Turn Your Eyes to Jesus

As I look back over the past few months, I would not trade it for anything. The Lord has shaped my heart in ways I did not know it could be shaped and has given me grace for every moment. He has shown me his kindness, forgiveness, and love and has equipped me to extend it to others, reminding me all the while that I am the chief of sinners. This season has made me long for heaven, earnestly asking that the Lord complete his work in me and take me home, for that would be my greatest possible gain (Philippians 1:21). Trials shape us in a lot of ways, and one way is to remind us that this world is not our home, further reminding us of the victory bought by Christ’s blood (Hebrews 13:14).

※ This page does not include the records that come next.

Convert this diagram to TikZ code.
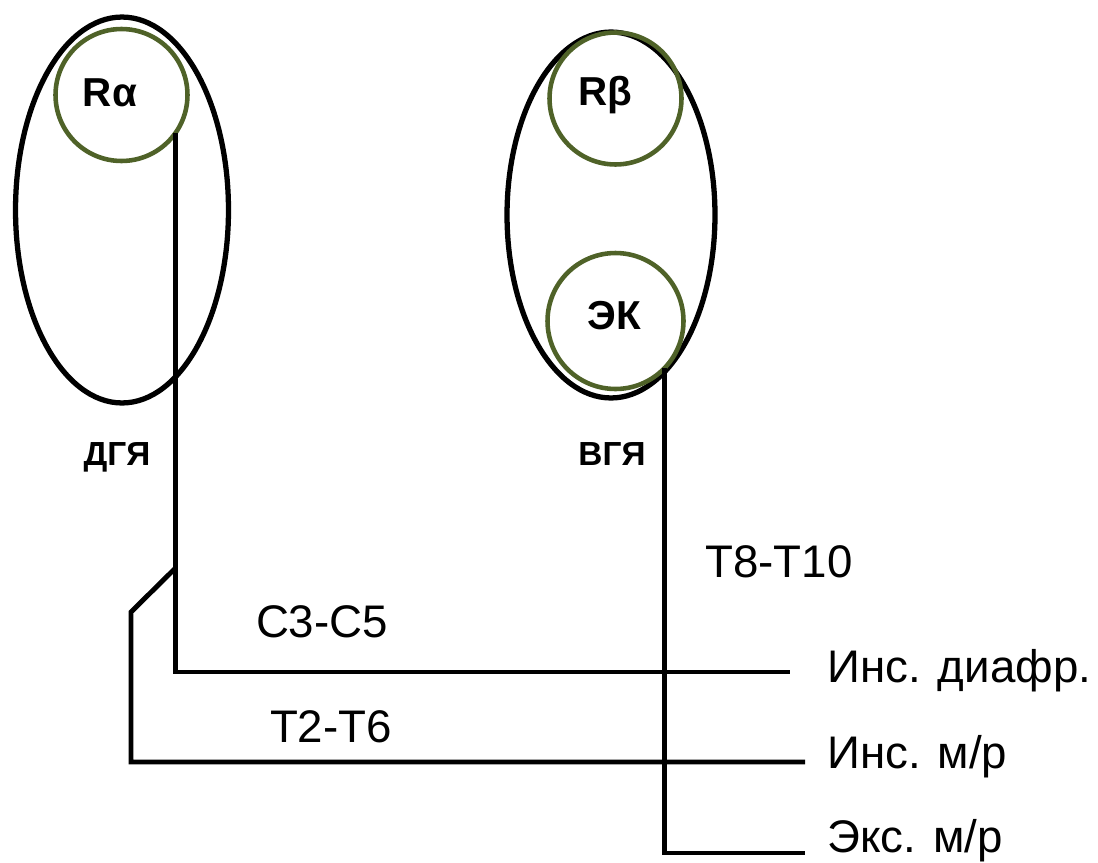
\documentclass[tikz,border=0pt]{standalone}
\usepackage{fontspec}
\setmainfont{Liberation Sans}
\usetikzlibrary{shapes.geometric}
\definecolor{olivering}{RGB}{79,98,40}

\begin{document}
\begin{tikzpicture}[
    x=0.02cm,
    y=-0.02cm,
    lobe/.style={
        ellipse,
        draw=black,
        line width=3pt,
        inner sep=0pt,
        outer sep=0pt
    },
    receptor/.style={
        circle,
        draw=olivering,
        line width=2.6pt,
        inner sep=0pt,
        outer sep=0pt,
        minimum size=2.64cm
    },
    tag/.style={
        font=\fontsize{23}{27}\selectfont\bfseries,
        inner sep=0pt
    },
    zone/.style={
        font=\fontsize{19}{23}\selectfont\bfseries,
        inner sep=0pt,
        anchor=base
    },
    segment/.style={
        font=\fontsize{26}{30}\selectfont,
        inner sep=0pt,
        anchor=base
    },
    target/.style={
        font=\fontsize{26}{30}\selectfont,
        inner sep=0pt,
        anchor=base west
    },
    nerve/.style={
        line width=2.8pt
    }
]

\useasboundingbox (0,0) rectangle (1098,862);

% ==================================================
% Dorsal group
% ==================================================

\node[lobe, minimum width=4.26cm, minimum height=7.72cm] (dgl) at (122,210) {};

\node[receptor] (ra) at (121.5,95) {};
\node[tag] at (110,93) {Rα};

\node[zone] at (117,465) {ДГЯ};

% ==================================================
% Ventral group
% ==================================================

\node[lobe, minimum width=4.16cm, minimum height=7.32cm] (vgl) at (611,215) {};

\node[receptor] (rb) at (615.5,98.5) {};
\node[tag] at (605,95) {Rβ};

\node[receptor, minimum size=2.72cm] (ek) at (615.5,321) {};
\node[tag] at (614,316) {ЭК};

\node[zone] at (612,465) {ВГЯ};

% ==================================================
% Targets
% ==================================================

\node[target] (diaph) at (827,682) {Инс. диафр.};
\node[target] (insmr) at (827,768) {Инс. м/р};
\node[target] (exmr)  at (827,852) {Экс. м/р};

\coordinate (diaphend) at (790,672);
\coordinate (insend)   at (805,762);
\coordinate (exend)    at (805,853);

% ==================================================
% Pathways
% ==================================================

% from R alpha to the diaphragm
\draw[nerve] (ra.-35) |- (diaphend);

% branch to the intercostal inspiratory muscles
\coordinate (split) at (ra.-35 |- 0,568);
\draw[nerve] (split) -- (131,612) |- (insend);

% from EK to the expiratory muscles
\draw[nerve] (ek.-44) |- (exend);

% segment labels
\node[segment] at (322,637) {C3-C5};
\node[segment] at (331,742) {T2-T6};
\node[segment] at (779,577) {T8-T10};

\end{tikzpicture}
\end{document}
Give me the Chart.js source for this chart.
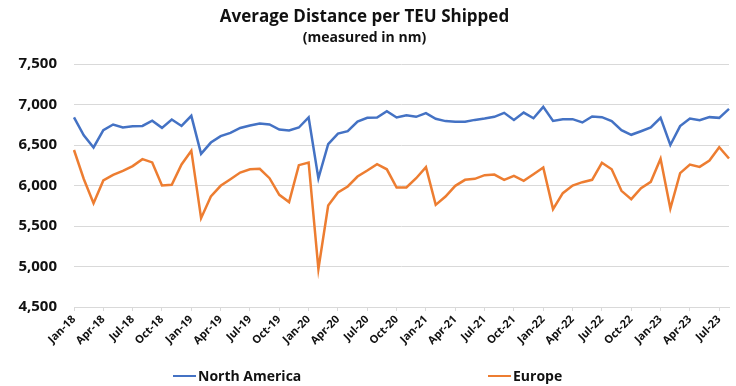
<!DOCTYPE html>
<html>
<head>
<meta charset="utf-8">
<script src="https://cdn.jsdelivr.net/npm/chart.js@4.4.1/dist/chart.umd.min.js"></script>
<style>
  html, body { margin: 0; padding: 0; background: #ffffff; }
  #wrap { position: relative; width: 736px; height: 386px; overflow: hidden; }
  #legend { position: absolute; left: 0; top: 367px; width: 736px; height: 18px;
            font-family: "Open Sans", "Noto Sans", sans-serif; font-weight: bold; font-size: 14px; color: #111; }
  .item { position: absolute; top: 0; height: 18px; line-height: 18px; white-space: nowrap; }
  .item .ln { display: inline-block; width: 23px; height: 2px; vertical-align: middle; margin-right: 2px; position: relative; top: -1px; }
</style>
</head>
<body>
<div id="wrap">
  <canvas id="c" width="736" height="386"></canvas>
  <div id="legend"></div>
</div>
<script>
const categories = [
  "Jan-18","Feb-18","Mar-18","Apr-18","May-18","Jun-18","Jul-18","Aug-18","Sep-18","Oct-18","Nov-18","Dec-18",
  "Jan-19","Feb-19","Mar-19","Apr-19","May-19","Jun-19","Jul-19","Aug-19","Sep-19","Oct-19","Nov-19","Dec-19",
  "Jan-20","Feb-20","Mar-20","Apr-20","May-20","Jun-20","Jul-20","Aug-20","Sep-20","Oct-20","Nov-20","Dec-20",
  "Jan-21","Feb-21","Mar-21","Apr-21","May-21","Jun-21","Jul-21","Aug-21","Sep-21","Oct-21","Nov-21","Dec-21",
  "Jan-22","Feb-22","Mar-22","Apr-22","May-22","Jun-22","Jul-22","Aug-22","Sep-22","Oct-22","Nov-22","Dec-22",
  "Jan-23","Feb-23","Mar-23","Apr-23","May-23","Jun-23","Jul-23","Aug-23"
];
const northAmerica = [
  6840, 6620, 6470, 6683, 6753, 6716, 6730, 6735, 6800, 6712, 6815, 6735,
  6860, 6390, 6530, 6610, 6650, 6710, 6740, 6765, 6753, 6690, 6680, 6716,
  6840, 6088, 6510, 6640, 6670, 6790, 6835, 6840, 6918, 6840, 6868, 6848,
  6893, 6823, 6795, 6786, 6786, 6810, 6826, 6848, 6897, 6810, 6900, 6830,
  6971, 6798, 6819, 6819, 6778, 6852, 6844, 6795, 6683, 6626, 6670, 6716,
  6835, 6500, 6733, 6827, 6807, 6844, 6835, 6946
];
const europe = [
  6438, 6080, 5782, 6062, 6130, 6180, 6240, 6325, 6285, 6000, 6008, 6260,
  6430, 5597, 5865, 5996, 6078, 6160, 6200, 6206, 6090, 5885, 5795, 6251,
  6284, 4970, 5753, 5913, 5988, 6111, 6185, 6263, 6200, 5975, 5975, 6090,
  6226, 5761, 5864, 5996, 6070, 6082, 6128, 6135, 6070, 6119, 6058, 6140,
  6222, 5708, 5905, 6000, 6041, 6070, 6280, 6200, 5934, 5831, 5967, 6045,
  6329, 5716, 6152, 6259, 6230, 6308, 6472, 6333
];
const seriesNames = ["North America", "Europe"];
const yTicks = [4500, 5000, 5500, 6000, 6500, 7000, 7500];
const titleText = "Average Distance per TEU Shipped";
const subtitleText = "(measured in nm)";

const colors = ["#4472C4", "#ED7D31"];
const FONT = '"Open Sans", "Noto Sans", sans-serif';

const chart = new Chart(document.getElementById('c'), {
  type: 'line',
  data: {
    labels: categories,
    datasets: [
      { label: seriesNames[0], data: northAmerica, borderColor: colors[0], backgroundColor: colors[0],
        borderWidth: 2.5, pointRadius: 0, tension: 0, fill: false },
      { label: seriesNames[1], data: europe, borderColor: colors[1], backgroundColor: colors[1],
        borderWidth: 2.5, pointRadius: 0, tension: 0, fill: false }
    ]
  },
  options: {
    responsive: false,
    animation: false,
    devicePixelRatio: 1,
    layout: { padding: { left: 0, right: 7, top: 0, bottom: 0 } },
    plugins: {
      legend: { display: false },
      tooltip: { enabled: false },
      title: {
        display: true, text: titleText, color: '#111',
        font: { family: FONT, size: 17, weight: 'bold', lineHeight: 1.2 },
        padding: { top: 7, bottom: 0 }
      },
      subtitle: {
        display: true, text: subtitleText, color: '#111',
        font: { family: FONT, size: 14, weight: 'bold', lineHeight: 1.2 },
        padding: { top: 2.2, bottom: 17.6 }
      }
    },
    scales: {
      x: {
        offset: false,
        grid: { display: true, drawOnChartArea: false, drawTicks: true, tickLength: 4, color: '#d9d9d9' },
        border: { display: true, color: '#d9d9d9', width: 1 },
        ticks: {
          autoSkip: false, maxRotation: 45, minRotation: 45, padding: 2, color: '#111',
          font: { family: FONT, size: 11, weight: 'bold' },
          callback: function(val, idx) { return idx % 3 === 0 ? categories[idx] : null; }
        },
        afterFit: function(scale) { scale.height = 79; }
      },
      y: {
        min: yTicks[0], max: yTicks[yTicks.length - 1],
        grid: { color: '#d9d9d9', drawTicks: false, lineWidth: 1 },
        border: { display: false },
        afterBuildTicks: function(scale) { scale.ticks = yTicks.map(v => ({ value: v })); },
        ticks: {
          padding: 17, color: '#111',
          font: { family: FONT, size: 15, weight: 'bold' },
          callback: function(v) { return Number(v).toLocaleString('en-US'); }
        },
        afterFit: function(scale) { scale.width = 74; }
      }
    }
  }
});

// HTML legend built from the datasets
const legend = document.getElementById('legend');
const positions = [173, 488];
chart.data.datasets.forEach((ds, i) => {
  const it = document.createElement('div');
  it.className = 'item';
  it.style.left = positions[i] + 'px';
  const ln = document.createElement('span');
  ln.className = 'ln';
  ln.style.background = ds.borderColor;
  it.appendChild(ln);
  it.appendChild(document.createTextNode(ds.label));
  legend.appendChild(it);
});
</script>
</body>
</html>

The Lord has held every one of my tears in his hand, just as he holds yours, and I know he will not stop now (Psalm 56:8). How amazing is it that we serve a God that groans and intercedes on our behalf (Romans 8:26)? When God brought the Israelites out of Egypt to wander in the desert, he did not lead them there to forsake them. Instead, he provided for their every need and brought them to a place of abundance (Psalm 66:10-12). The Lord will not forsake you, and he will supply your every need (Philippians 4:19). May we be a people who, when stricken with sorrow, rejoice (2 Corinthians 6:10) knowing that Christ has overcome the world (John 16:33). Oh, brothers and sisters, taste and see that the Lord is good; sing for joy, and know that the trials are for your glory.